It is an attempt, as far as the nature of the work will allow, to Map the ground…
So declares Edward Mogg in the Preface to the final edition of Paterson’s Roads, possibly the closest thing the nineteenth century ever got to Google Street View. The book — which ran to eighteen editions from 1771 to 1829 — is designed to guide the journeyer along the major roads of England and Wales, helping them not only to get from A to B but to appreciate the landmarks along the way. Perhaps the most extraordinary thing about the book is how very few maps it contains, giving a far from complete coverage of England and Wales. The vast majority of its huge amount of information is textual, and the book starts as it means to go on, with a densely informative index of roads and towns.
In these two and half lines above we learn that: the Yorkshire town of Abberford has a market on Mondays; the Direct Road route to it from London is described on page 228; the town is also mentioned among the Cross Roads on page 447; post-horses can be found at the Swann Inn; and London is 186 miles away.
The second part of the book describes, in 346 tall pages, the Direct Roads from London to the market and sea-port towns of England and Wales, embellished by accounts of tourist attractions small and great: “STONE HENGE. The true origin of this stupendous structure yet remains a matter of doubt… Seventeen huge stones are now standing… the appearance of the whole is singularly awful and surprising.” The third part of the book, also clocking in at over 300 pages, describes the Cross Roads which link together the towns up and down the country. Browsing its pages, which resemble a cross between Lonely Planet England, 100 Greatest Walks in Britain, and AZ Great Britain (without the maps!) you get the feeling of reading a book for someone who is hyperlexic but image-phobic, written by a caring friend.
There then follows another impressive index of the “country seats, places, prospects, antiquities, and remarkable objects,” of the nation, referring readers to appropriate pages in the roads sections of the book. And finally there is a wonderful appendix, chock full of further informational delights, such as a town-by-town population table based on the 1821 census, and “the Heights of all the principal Hils and other remarkable Eminences in England and Wales”. If you dig deep enough, you can even discover when the Post Office packet boats leave Falmouth for Lisbon (every Friday).

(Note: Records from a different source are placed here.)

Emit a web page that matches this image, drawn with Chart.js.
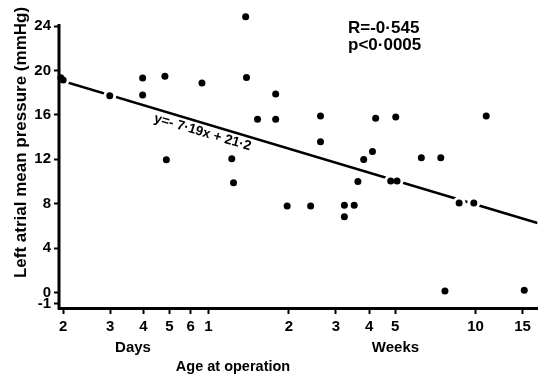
<!DOCTYPE html>
<html><head><meta charset="utf-8">
<script src="https://cdn.jsdelivr.net/npm/chart.js@4"></script>
<style>html,body{margin:0;padding:0;background:#fff}</style>
</head><body>
<canvas id="c" width="544" height="378"></canvas>
<script>
// Age at operation (days) and left atrial mean pressure (mmHg)
const ageDays  = [1.96, 2.0, 2.99, 3.97, 3.97, 4.81, 4.87, 6.62, 9.65, 9.72, 10.69, 8.56, 8.69,
                  12.5, 12.5, 18.4, 18.4, 29.6, 35.2, 76.8, 28.8, 26.7, 43.9, 51.9, 25.4, 33.7, 35.6,
                  13.8, 16.9, 22.6, 24.6, 22.6, 60.8, 69.0, 53.8, 106.6];
const pressure = [19.35, 19.14, 17.72, 19.34, 17.80, 19.49, 11.96, 18.88, 24.86, 19.37, 15.62, 12.05, 9.90,
                  17.89, 15.62, 15.91, 13.58, 15.71, 15.82, 15.91, 12.71, 11.99, 12.14, 12.14, 10.01, 10.04, 10.04,
                  7.80, 7.80, 7.86, 7.86, 6.82, 8.06, 8.06, 0.13, 0.19];
const xTickValues = [2, 3, 4, 5, 6, 7, 14, 21, 28, 35, 70, 105];
const xTickLabels = ['2', '3', '4', '5', '6', '1', '2', '3', '4', '5', '10', '15'];
const yTickValues = [24, 20, 16, 12, 8, 4, 0, -1];
const yTickLabels = ['24', '20', '16', '12', '8', '4', '0', '-1'];
const fitSlope = -7.19, fitIntercept = 21.2;
const fitRange = [1.93, 119.5];
const yAxisTop = 24.2;

const FONT = "'Liberation Sans', Arial, sans-serif";
Chart.defaults.font.family = FONT;
Chart.defaults.color = '#000';

const pts = ageDays.map((d, i) => ({x: d, y: pressure[i]}));
const fitPts = fitRange.map(d => ({x: d, y: fitIntercept + fitSlope * Math.log10(d)}));

const axisLinePlugin = {
  id: 'yAxisLine',
  beforeDatasetsDraw(chart) {
    const ctx = chart.ctx, a = chart.chartArea, ys = chart.scales.y;
    ctx.save();
    ctx.strokeStyle = '#000';
    ctx.lineWidth = 3;
    ctx.beginPath();
    ctx.moveTo(a.left, ys.getPixelForValue(yAxisTop));
    ctx.lineTo(a.left, a.bottom + 1.5);
    ctx.stroke();
    ctx.restore();
  }
};

const textPlugin = {
  id: 'texts',
  afterDraw(chart) {
    const ctx = chart.ctx;
    const xs = chart.scales.x, ys = chart.scales.y;
    ctx.save();
    ctx.fillStyle = '#000';
    ctx.font = 'bold 17px ' + FONT;
    ctx.textAlign = 'left';
    ctx.textBaseline = 'alphabetic';
    ctx.fillText('R=-0·545', 348, 33);
    ctx.fillText('p<0·0005', 348, 50);
    ctx.font = 'bold 15px ' + FONT;
    ctx.textAlign = 'center';
    ctx.fillText('Days', 133, 352);
    ctx.fillText('Weeks', 395.5, 352);
    ctx.font = 'bold 14.5px ' + FONT;
    ctx.fillText('Age at operation', 233, 371);
    ctx.save();
    ctx.translate(21, 142.5);
    ctx.rotate(-Math.PI / 2);
    ctx.font = 'bold 17px ' + FONT;
    ctx.textBaseline = 'middle';
    ctx.fillText('Left atrial mean pressure (mmHg)', 0, 0);
    ctx.restore();
    const x1 = xs.getPixelForValue(fitPts[0].x), y1 = ys.getPixelForValue(fitPts[0].y);
    const x2 = xs.getPixelForValue(fitPts[1].x), y2 = ys.getPixelForValue(fitPts[1].y);
    const ang = Math.atan2(y2 - y1, x2 - x1);
    ctx.save();
    ctx.translate(202.5, 132.5);
    ctx.rotate(ang);
    ctx.font = 'bold 13.5px ' + FONT;
    ctx.textBaseline = 'middle';
    ctx.textAlign = 'center';
    ctx.fillText('y=- 7·19x + 21·2', 0, 0);
    ctx.restore();
    ctx.restore();
  }
};

new Chart(document.getElementById('c'), {
  type: 'scatter',
  data: {
    datasets: [
      {type: 'line', data: fitPts, borderColor: '#000', borderWidth: 2.5, pointRadius: 0, fill: false, order: 3},
      {data: pts, pointRadius: 6.5, backgroundColor: '#fff', borderWidth: 0, order: 2,
       clip: {left: -2, top: 0, right: 0, bottom: -2}},
      {data: pts, pointRadius: 3.5, backgroundColor: '#000', borderWidth: 0, order: 1, clip: false}
    ]
  },
  options: {
    responsive: false,
    animation: false,
    events: [],
    layout: {padding: {left: 0, right: 2, top: 2, bottom: 0}},
    plugins: {legend: {display: false}, tooltip: {enabled: false}},
    scales: {
      x: {
        type: 'logarithmic', min: fitRange[0], max: fitRange[1],
        afterFit(s) { s.height = 70; },
        afterBuildTicks(s) { s.ticks = xTickValues.map(v => ({value: v})); },
        ticks: {autoSkip: false, maxRotation: 0, minRotation: 0, padding: 4, color: '#000',
                font: {size: 15, weight: 'bold'},
                callback: (v) => { const i = xTickValues.indexOf(v); return i >= 0 ? xTickLabels[i] : ''; }},
        grid: {drawOnChartArea: false, tickLength: 6, tickWidth: 2, tickColor: '#000', color: '#000'},
        border: {display: true, width: 3, color: '#000'}
      },
      y: {
        type: 'linear', min: -1.4, max: 25.28,
        afterFit(s) { s.width = 59; },
        afterBuildTicks(s) { s.ticks = yTickValues.map(v => ({value: v})); },
        ticks: {autoSkip: false, padding: 3, color: '#000', font: {size: 15, weight: 'bold'},
                callback: (v) => { const i = yTickValues.indexOf(v); return i >= 0 ? yTickLabels[i] : ''; }},
        grid: {drawOnChartArea: false, tickLength: 5, tickWidth: 2, tickColor: '#000', color: '#000'},
        border: {display: false}
      }
    }
  },
  plugins: [axisLinePlugin, textPlugin]
});
</script>
</body></html>
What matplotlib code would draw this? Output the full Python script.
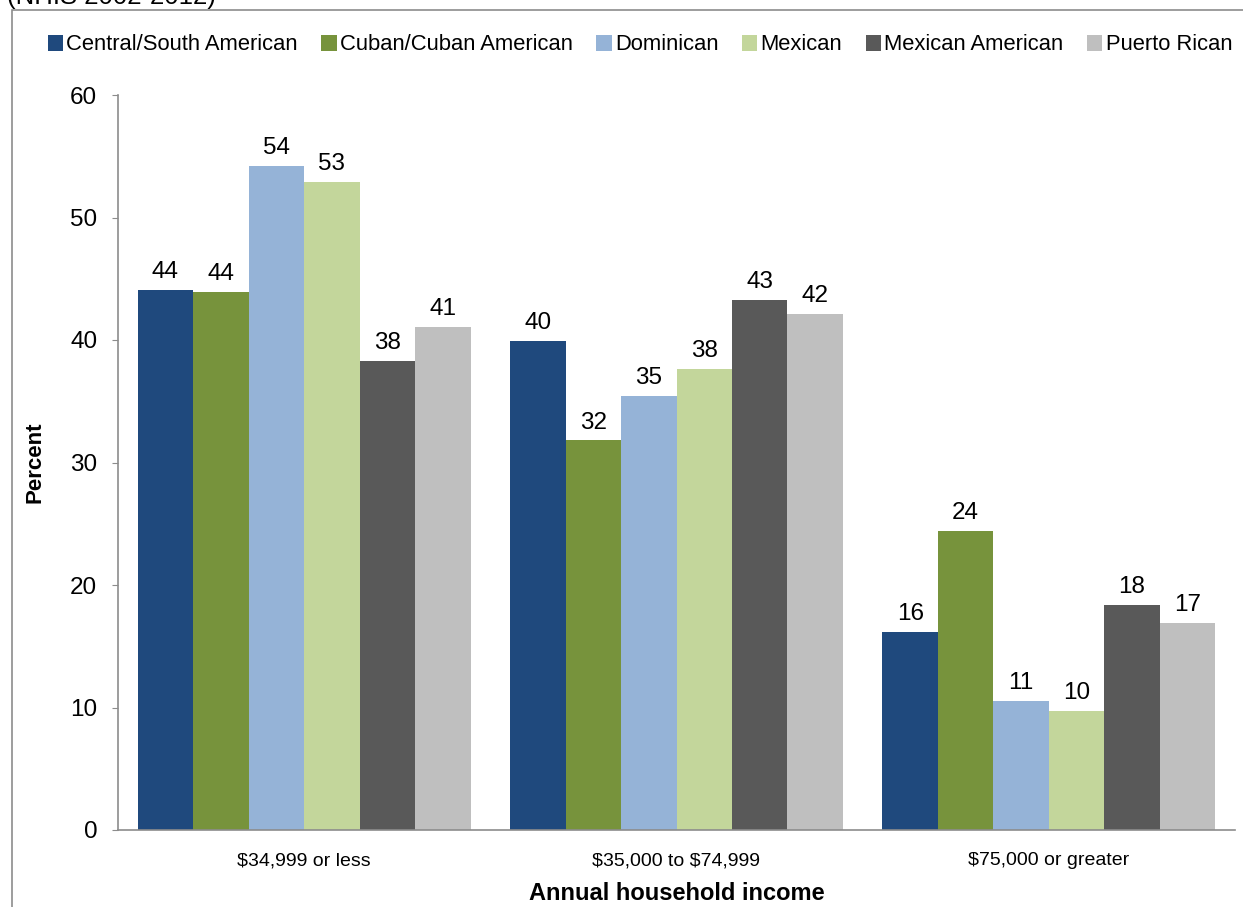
import numpy as np
import matplotlib
matplotlib.use('Agg')
import matplotlib.pyplot as plt
from matplotlib.patches import Rectangle

plt.rcParams['font.family'] = ['Liberation Sans', 'DejaVu Sans']

CATEGORIES = ['\\$34,999 or less', '\\$35,000 to \\$74,999', '\\$75,000 or greater']
GROUPS = ['Central/South American', 'Cuban/Cuban American', 'Dominican',
          'Mexican', 'Mexican American', 'Puerto Rican']
COLORS = ['#1F497D', '#77933C', '#95B3D7', '#C3D69B', '#595959', '#BFBFBF']

central_south = [44.1, 39.9, 16.2]
cuban = [43.9, 31.8, 24.4]
dominican = [54.2, 35.4, 10.5]
mexican = [52.9, 37.6, 9.7]
mexican_american = [38.3, 43.3, 18.4]
puerto_rican = [41.1, 42.1, 16.9]
SERIES = [central_south, cuban, dominican, mexican, mexican_american, puerto_rican]

W, H = 1243, 907
fig = plt.figure(figsize=(W / 100, H / 100), dpi=100)
ax = fig.add_axes([118 / W, 1 - 830 / H, (1235 - 118) / W, (830 - 95) / H])

# outer chart frame, partly cropped
fig.patches.append(Rectangle((12 / W, -0.1), 1.2, 1 - 10 / H + 0.1,
                             transform=fig.transFigure, fill=False,
                             edgecolor='#8c8c8c', linewidth=1.2))
fig.text(7 / W, 1 - 4 / H, '(NHIS 2002-2012)', fontsize=18.5, va='baseline',
         ha='left', color='black')

x = np.arange(len(CATEGORIES))
bar_w = 0.149
for i, (name, vals, col) in enumerate(zip(GROUPS, SERIES, COLORS)):
    pos = x + (i - 2.5) * bar_w
    bars = ax.bar(pos, vals, bar_w, color=col, label=name, linewidth=0)
    for b, v in zip(bars, vals):
        ax.annotate(str(int(v + 0.5)), (b.get_x() + b.get_width() / 2, v),
                    xytext=(0, 5), textcoords='offset points',
                    ha='center', va='bottom', fontsize=17.5)

ax.set_xlim(-0.5, 2.5)
ax.set_ylim(0, 60)
ax.set_yticks(range(0, 61, 10))
ax.set_xticks(x)
ax.set_xticklabels(CATEGORIES, fontsize=14)
ax.tick_params(axis='x', length=0, pad=16)
ax.tick_params(axis='y', length=4.5, color='#8c8c8c', labelsize=17.5, pad=10.5)
for s in ['top', 'right']:
    ax.spines[s].set_visible(False)
for s in ['left', 'bottom']:
    ax.spines[s].set_color('#8c8c8c')
    ax.spines[s].set_linewidth(1.2)

ax.set_ylabel('Percent', fontsize=16, fontweight='bold')
ax.yaxis.set_label_coords(-(118 - 35) / (1235 - 118), 0.5)
ax.set_xlabel('Annual household income', fontsize=17, fontweight='bold')
ax.xaxis.set_label_coords(0.5, -(893 - 830) / (830 - 95))
ax.xaxis.label.set_va('center')
ax.yaxis.label.set_va('center')

fig.legend(loc='center', bbox_to_anchor=(640 / W, 1 - 45 / H), ncol=6,
           frameon=False, fontsize=15.8, handlelength=0.7, handleheight=0.7,
           handletextpad=0.15, columnspacing=1.07, borderaxespad=0)

fig.savefig('out.png', dpi=100)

On their travels the book encourages readers to cross bridges, spin turnstiles and traverse junctions, all whilst also navigating its 700 plus pages. The Advertisement suggests that it will be “convenient in the carriage of the pleasure tourist.” Bring to mind Google Street View on an iPhone, and you’ll never have a stronger sense of the relative nature of convenience.
As mentioned already, the book ran to eighteen editions, the first published in 1771 by British Army office Daniel Paterson and titled A New and Accurate Description of all the Direct and Principal Cross Roads (the fourth edition from 1778 is the earliest we could find on Internet Archive). When Edward Mogg edited the sixteenth edition in 1822 he thought the original author was dead. By 1826, when Mogg edited and published the final edition of this titanic book of roads, Daniel Paterson had indeed expired.